> [Work required]:
Working from the top of the listing below, retype each line through the line containing "saturation=1, ax=ax, zorder=4)", both included, with no pictures.

> [Data provided]:

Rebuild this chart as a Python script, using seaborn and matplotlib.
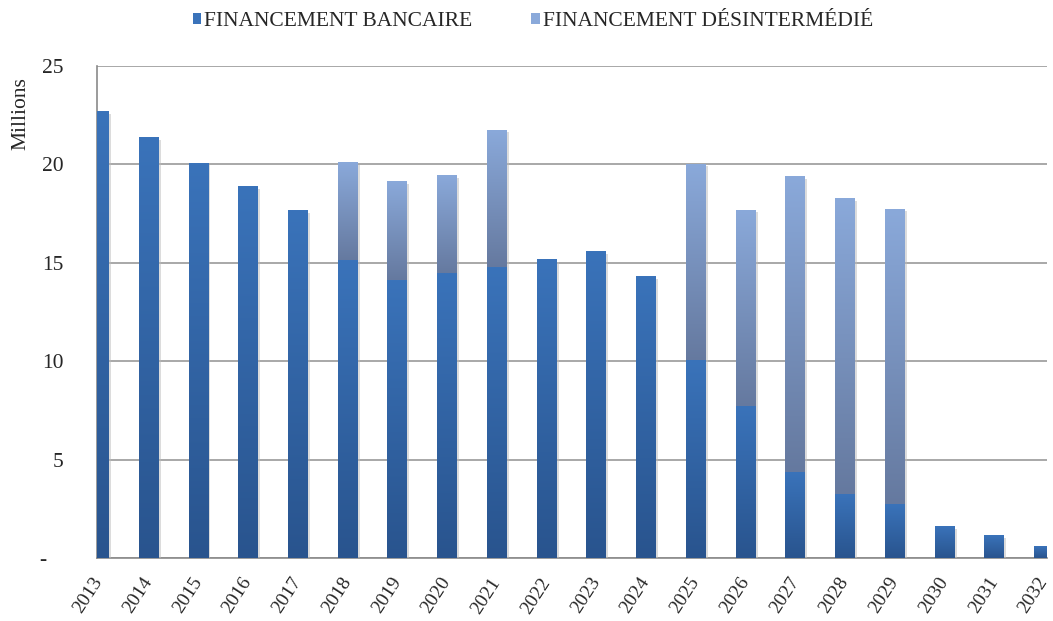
import numpy as np
import pandas as pd
import matplotlib
matplotlib.use("Agg")
import matplotlib.pyplot as plt
import seaborn as sns
from matplotlib.colors import LinearSegmentedColormap
from matplotlib.patches import Rectangle
import matplotlib.patheffects as pe

years = [str(y) for y in range(2013, 2033)]
bancaire = [22.65, 21.35, 20.05, 18.86, 17.64, 15.08, 14.11, 14.43, 14.76, 15.15,
            15.54, 14.30, 10.02, 7.70, 4.36, 3.24, 2.72, 1.58, 1.12, 0.59]
desintermedie = [0, 0, 0, 0, 0, 5, 5, 5, 7, 0, 0, 0, 10, 10, 15, 15, 15, 0, 0, 0]
series_labels = ["FINANCEMENT BANCAIRE", "FINANCEMENT DÉSINTERMÉDIÉ"]
y_ticks = [0, 5, 10, 15, 20, 25]
y_ticklabels = ["-   ", "5", "10", "15", "20", "25"]

df = pd.DataFrame({"annee": years, "bancaire": bancaire, "desint": desintermedie})
df["total"] = df["bancaire"] + df["desint"]

sns.set_theme(style="white")
plt.rcParams["font.family"] = ["Liberation Serif", "DejaVu Serif"]

fig = plt.figure(figsize=(10.53, 6.21), dpi=100)
ax = fig.add_axes([0.0921, 0.101, 0.9022, 0.793])

bank_top, bank_bot = "#3a73ba", "#29548e"
des_top, des_bot = "#8aa9da", "#65799f"

sns.barplot(data=df, x="annee", y="total", color=des_top, width=0.4,
            saturation=1, ax=ax, zorder=3)
n_total = len(ax.patches)
sns.barplot(data=df, x="annee", y="bancaire", color=bank_top, width=0.4,
            saturation=1, ax=ax, zorder=4)

# gradient fills per segment
cm_bank = LinearSegmentedColormap.from_list("bank", [bank_bot, bank_top])
cm_des = LinearSegmentedColormap.from_list("des", [des_bot, des_top])
grad = np.linspace(0, 1, 256).reshape(-1, 1)
for i, p in enumerate(list(ax.patches)):
    x, w = p.get_x(), p.get_width()
    if i < n_total:
        j = i
        y0, y1 = bancaire[j], bancaire[j] + desintermedie[j]
        cmap, z = cm_des, 3
    else:
        j = i - n_total
        y0, y1 = 0, bancaire[j]
        cmap, z = cm_bank, 4
    p.set_visible(False)
    if y1 - y0 <= 0:
        continue
    sh = Rectangle((x, y0), w, y1 - y0, facecolor="#000000", alpha=0.0, zorder=z)
    ax.add_patch(sh)
    sh.set_path_effects([pe.SimplePatchShadow(offset=(1.5, -1.5), shadow_rgbFace="#bbbbbb", alpha=0.5)])
    ax.imshow(grad, cmap=cmap, extent=(x, x + w, y0, y1), aspect="auto",
              origin="lower", zorder=z + 0.1, interpolation="bilinear")

ax.set_xlim(-0.04, 19.06)
ax.set_ylim(0, 25)
ax.set_aspect("auto")

ax.set_yticks(y_ticks)
ax.set_yticklabels(y_ticklabels, fontsize=15.5)
ax.yaxis.grid(True, color="#9a9a9a", linewidth=1.2, zorder=0)
ax.set_axisbelow(True)

ax.set_xticks(range(len(years)))
ax.set_xticklabels(years, rotation=57, ha="right", va="center",
                   rotation_mode="anchor", fontsize=14)
ax.tick_params(axis="x", which="major", length=0, pad=15)
ax.set_xticks(np.arange(0.5, 19.5, 1), minor=True)
ax.tick_params(axis="x", which="minor", length=6, color="#8a8a8a", width=1.2, direction="out")
ax.tick_params(axis="y", length=5, color="#8a8a8a", width=1.2, direction="out", pad=19)

for s in ["top", "right"]:
    ax.spines[s].set_visible(False)
for s in ["left", "bottom"]:
    ax.spines[s].set_color("#8a8a8a")
    ax.spines[s].set_linewidth(1.2)

ax.set_xlabel("")
ax.set_ylabel("Millions", fontsize=15.5)
ax.yaxis.set_label_coords(-0.070, 0.904)

handles = [Rectangle((0, 0), 1, 1, facecolor=bank_top, edgecolor="none"),
           Rectangle((0, 0), 1, 1, facecolor=des_top, edgecolor="none")]
fig.legend(handles, series_labels, loc="upper center", bbox_to_anchor=(0.506, 1.012),
           ncol=2, frameon=False, fontsize=15.5, handlelength=0.4, handleheight=0.4,
           handletextpad=0.12, columnspacing=2.75)

fig.savefig("out.png", dpi=100)
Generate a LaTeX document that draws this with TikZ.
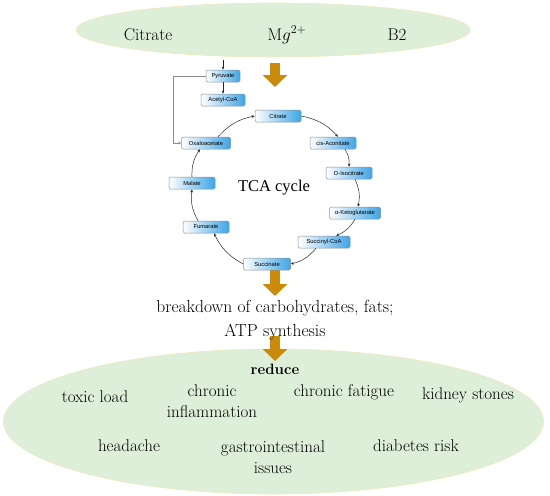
\documentclass[tikz,border=0pt]{standalone}
\usepackage{fontspec}
\newfontfamily\boxfont{Liberation Sans}
\newfontfamily\cyclefont{Liberation Serif}
\usetikzlibrary{arrows.meta,shapes.geometric}
\definecolor{palegreen}{HTML}{DDEFD8}
\definecolor{paleedge}{HTML}{F1E7BD}
\definecolor{gold}{HTML}{CC8A0A}
\definecolor{metblue}{HTML}{3DA5E6}
\definecolor{metedge}{HTML}{8A8F96}

\begin{document}
\begin{tikzpicture}[x=1pt,y=-1pt,>=Latex,
 blob/.style={ellipse,draw=paleedge,fill=palegreen,line width=0.6pt,inner sep=0pt},
 met/.style={rounded corners=1.5pt,draw=metedge,line width=0.5pt,left color=white,middle color=white!75!metblue,right color=metblue,minimum width=46pt,minimum height=12pt,inner sep=1.5pt,font=\boxfont\fontsize{5.8}{6.5}\selectfont},
 t/.style={font=\fontsize{17}{21}\selectfont,align=center,inner sep=0pt},
 fat/.style={-{Triangle[width=24pt,length=12pt]},line width=10pt,gold},
 a/.style={-{Stealth[length=3.2pt,width=2.6pt]},line width=0.5pt,black!85},
 cyc/.style={a,bend left=18}]
\useasboundingbox (0,0) rectangle (550,496);

% input and outcome ellipses
\node[blob,minimum width=394pt,minimum height=54pt] (inputs) at (273,30) {};
\node[blob,minimum width=540pt,minimum height=145pt] (effects) at (273.5,421.5) {};

\node[t,anchor=base] (cit0) at (148,40) {Citrate};
\node[t,anchor=base] (mg) at (287,40) {M$g^{2+}$};
\node[t,anchor=base] (b2) at (397,40) {B2};

% fat arrows
\coordinate (f1s) at (275,63);  \coordinate (f1e) at (275,87);
\coordinate (f2s) at (275,270); \coordinate (f2e) at (275,296);
\coordinate (f3s) at (275,336); \coordinate (f3e) at (275,361);
\draw[fat] (f1s)--(f1e);
\draw[fat] (f2s)--(f2e);
\draw[fat] (f3s)--(f3e);

% entry into the cycle
\node[met,minimum width=34pt] (pyr) at (223,76) {Pyruvate};
\node[met,minimum width=44pt] (aco) at (223,100) {Acetyl-CoA};
\coordinate (feed) at (223,60);
\draw[a] (feed)--(pyr);
\draw[a] (pyr)--(aco);

% TCA cycle
\node[met] (cit) at (278,116) {Citrate};
\node[met] (cis) at (333,143) {cis-Aconitate};
\node[met] (iso) at (349,173) {D-Isocitrate};
\node[met,minimum width=51pt] (akg) at (355,213) {α-Ketoglutarate};
\node[met,minimum width=52pt] (sca) at (324,242) {Succinyl-CoA};
\node[met,minimum width=47pt] (suc) at (267,264) {Succinate};
\node[met] (fum) at (206,227) {Fumarate};
\node[met] (mal) at (192,183) {Malate};
\node[met,minimum width=49pt] (oxa) at (206,143) {Oxaloacetate};
\node[font=\cyclefont\fontsize{16.5}{19}\selectfont,inner sep=0pt] (tca) at (274,188) {TCA cycle};

\draw[a,black!45] (pyr.west) -- ++(-33,0) |- (oxa.west);
\draw[cyc] ([xshift=12pt]oxa.north) to (cit.west);
\draw[cyc] (cit.east) to ([xshift=5pt]cis.north);
\draw[cyc] ([xshift=12pt]cis.south) to (iso.north);
\draw[cyc] ([xshift=6pt]iso.south) to ([xshift=3pt]akg.north);
\draw[cyc] (akg.south) to ([xshift=12pt]sca.north);
\draw[cyc] ([xshift=-8pt]sca.south) to (suc.east);
\draw[cyc] (suc.west) to ([xshift=8pt]fum.south);
\draw[cyc] ([xshift=-8pt]fum.north) to (mal.south);
\draw[cyc] (mal.north) to ([xshift=-6pt]oxa.south);

% result
\node[t,font=\fontsize{17.5}{24}\selectfont] (atp) at (275,320) {breakdown of carbohydrates, fats;\\ATP synthesis};
\node[font=\bfseries\fontsize{15}{18}\selectfont,inner sep=0pt] (red) at (275,369) {reduce};
\node[t] (toxic) at (95,397) {toxic load};
\node[t] (infl) at (212,401) {chronic\\inflammation};
\node[t] (fatigue) at (344,392) {chronic fatigue};
\node[t] (kid) at (468,395) {kidney stones};
\node[t] (head) at (129,446) {headache};
\node[t] (gi) at (273,457) {gastrointestinal\\issues};
\node[t] (diab) at (416,446) {diabetes risk};
\end{tikzpicture}
\end{document}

> [Answer for this exercise]:
Rebuild this chart as a Python script, using seaborn and matplotlib.
import numpy as np
import pandas as pd
import matplotlib
matplotlib.use("Agg")
import matplotlib.pyplot as plt
import seaborn as sns
from matplotlib.colors import LinearSegmentedColormap
from matplotlib.patches import Rectangle
import matplotlib.patheffects as pe

years = [str(y) for y in range(2013, 2033)]
bancaire = [22.65, 21.35, 20.05, 18.86, 17.64, 15.08, 14.11, 14.43, 14.76, 15.15,
            15.54, 14.30, 10.02, 7.70, 4.36, 3.24, 2.72, 1.58, 1.12, 0.59]
desintermedie = [0, 0, 0, 0, 0, 5, 5, 5, 7, 0, 0, 0, 10, 10, 15, 15, 15, 0, 0, 0]
series_labels = ["FINANCEMENT BANCAIRE", "FINANCEMENT DÉSINTERMÉDIÉ"]
y_ticks = [0, 5, 10, 15, 20, 25]
y_ticklabels = ["-   ", "5", "10", "15", "20", "25"]

df = pd.DataFrame({"annee": years, "bancaire": bancaire, "desint": desintermedie})
df["total"] = df["bancaire"] + df["desint"]

sns.set_theme(style="white")
plt.rcParams["font.family"] = ["Liberation Serif", "DejaVu Serif"]

fig = plt.figure(figsize=(10.53, 6.21), dpi=100)
ax = fig.add_axes([0.0921, 0.101, 0.9022, 0.793])

bank_top, bank_bot = "#3a73ba", "#29548e"
des_top, des_bot = "#8aa9da", "#65799f"

sns.barplot(data=df, x="annee", y="total", color=des_top, width=0.4,
            saturation=1, ax=ax, zorder=3)
n_total = len(ax.patches)
sns.barplot(data=df, x="annee", y="bancaire", color=bank_top, width=0.4,
            saturation=1, ax=ax, zorder=4)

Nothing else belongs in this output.